Thank you for sharing! Oh we used our own canned tomatoes and organic veggies from the farmers market, our own fresh herbs.
LAW
Fun fun fun! My mother used to make this soup too! I had a large red onion, no parsnip, added diced leftover boiled potatoes at the end. Made with bag of Trader Joes shredded cabbage and carrot. Came out great topped with Nooch (of course) ? thanks ?
Kerry
So good! Have been wanting to try this recipe for a month or so. Very satisfying, will enjoy leftovers for the next busy days.
Linda
Has anyone made in IP? This method has spoiled me!
Donna Steward
I also, would like to know if this can be made in the Instant Pot?
Chuck Underwood
Yes - just haven't got to it yet
Julie
I made it in the Instant Pot yesterday. I just turned Sauté on high and did steps 1-3. Then I turned off Saute, did step 4, and set Instant Pot to Pressure Cook for 8 minutes.
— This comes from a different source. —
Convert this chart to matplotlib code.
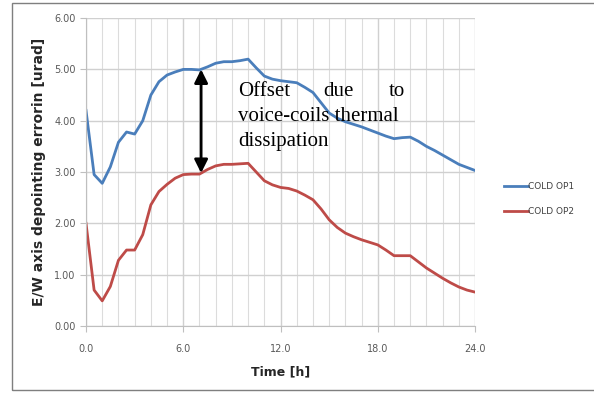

It came out great. (It can probably be pressure-cooked for less time. The rule of thumb is one-third of stovetop cook time.)
Julie
I used my 8-quart.
Christina
I was going to ask that as well. I think at the very least it could be done on 'saute'.
Maggie-beth Rees
This is almost exactly my grandmother's recipe (although of course back then it was home-canned tomatoes and some spices, and she would not have had access to fresh garlic, as it was not something planted in home gardens back then, so she used powdered.). She and my mom were not fond of meat, but my grandfather and the other three kids were. No problem. My grandmother always provided meat dishes - but also lots of vegetable side dishes. This was back before anyone considered a vegetarian lifestyle as anything but something for "cranks" - and also in Oklahoma, where meat was meat, and meat was served at every meal. She made cabbage soup a LOT - because money was scarce, although they had their own "truck garden", which was a huge help. I had meat/fowl allergies since birth, so never developed a taste for it. I have loving memories of my grandmother (AND my mother) piling my plate with vegetables and cornbread and NO MEAT. But I digress. Sorry. My POINT, if I have one (probably too late!), is that my grandmother often threw in a turnip in place of or in addition to a parsnip. She NEVER left out the celery, carrot or onion - though she also probably NEVER knew that the holy 3 combo was a famous thing called a mirepoix. 😉
Kell W
Made my second batch (using other half of cabbage) this stuff is really good.. I'm a single dad and my daughter wants vegan. But this looks so much healthier and she loves it. She thinks I'm an awesome vegan dad/cook. Please dont tell her you showed me how! Lol. Thanks for sharing.